You have a valid UTF-8 byte string containing the encoded code points U+0080 through U+00FF, for example «French Bread».
The is_sane_utf8 test is intended only for character strings and has the documented potential for false negatives.
Issue 2: Output Encoding
All of your non-JSON strings are character strings while your JSON strings are UTF-8 encoded byte strings, as returned from the JSON encoder. Since you're using the :encoding(UTF-8) PerlIO layer for TAP output, the character strings are being implicitly encoded to UTF-8 with good results, while the byte strings containing JSON are being double encoded.
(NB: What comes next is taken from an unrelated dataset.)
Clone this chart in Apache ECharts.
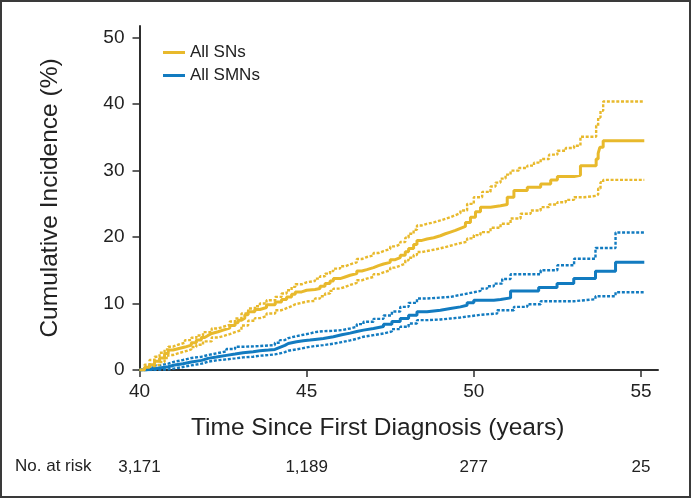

STDERR however does not have an :encoding PerlIO layer set, so the encoded JSON byte strings look good in your warnings since they're already encoded and being passed straight out.
Only use the :encoding(UTF-8) PerlIO layer for IO with character strings, as opposed to the UTF-8 encoded byte strings returned by default from the JSON encoder.